Can we? My understanding how tracepoints are is that they export a
bunch of data structures via debugfs (a.k.a. sploitfs -- any system with
debugfs mounted really should be considered compromised from the start)
and that they are intimately tied to how they are implemented.
>>
>> tracepoints in particular are something I'm getting concerned about,
>> because they are one of those things that turn kernel internals into an
>> ABI, which means misdesigned tracepoints can actually make kernel
>> internal changes very hard to do. The cost of those kinds of issues go
>> up over time as the strain between where we'd like the code to be vs.
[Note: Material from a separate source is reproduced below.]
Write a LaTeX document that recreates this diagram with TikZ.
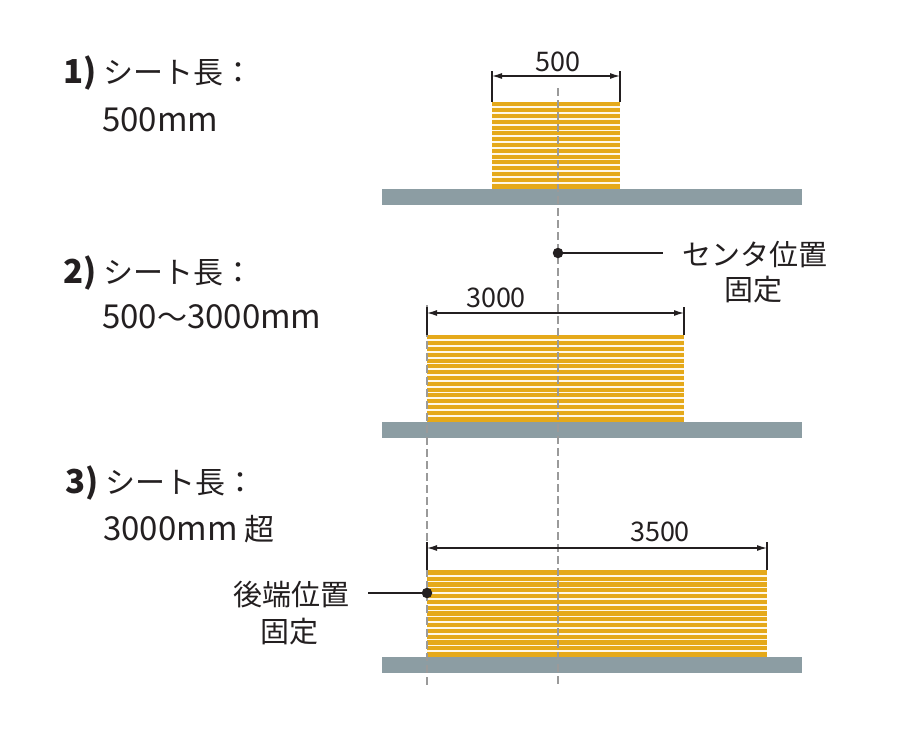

>> where the code is increases.
>
> Honestly, I'm extremely concerned about this too. In fact, I've bitched
> about this so many times in the past, but it just fell to deaf ears:
>
> http://lwn.net/Articles/412685/
> http://lwn.net/Articles/415591/
> http://lwn.net/Articles/416665/
> http://lwn.net/Articles/416684/
>
Slightly different complaint, but in the same general vein, yes.
-hpa
> >
> > I didn't say anything magic, but a table of pointers that are very
> > critical for the system running. Should we implement it with a single
> > switch, like we discussed in San Diego to do with the system call table?
> >
> > That is, have a "normal" table, and a "trace" table. The trace table
> > points to functions that have tracepoints. The first enabler of
> > tracing switches the table to use the tracepoints, and the last
> > disabler switches it back?
> >
>
> That is certainly a reasonable implementation option. It is slightly less usable than it is for system calls, though, because the vectors in
> the IDTs are somewhat scrambled and so you can't just do an indirect jump to the original vector content. This does get messy
> because you also want to preserve registers...
>
Peter, Steven,
Thank you for explaining the reason why you think a time penalty should be zero
and discussing its implementation.
I will update my patch so that a time penalty makes zero and submit it shortly.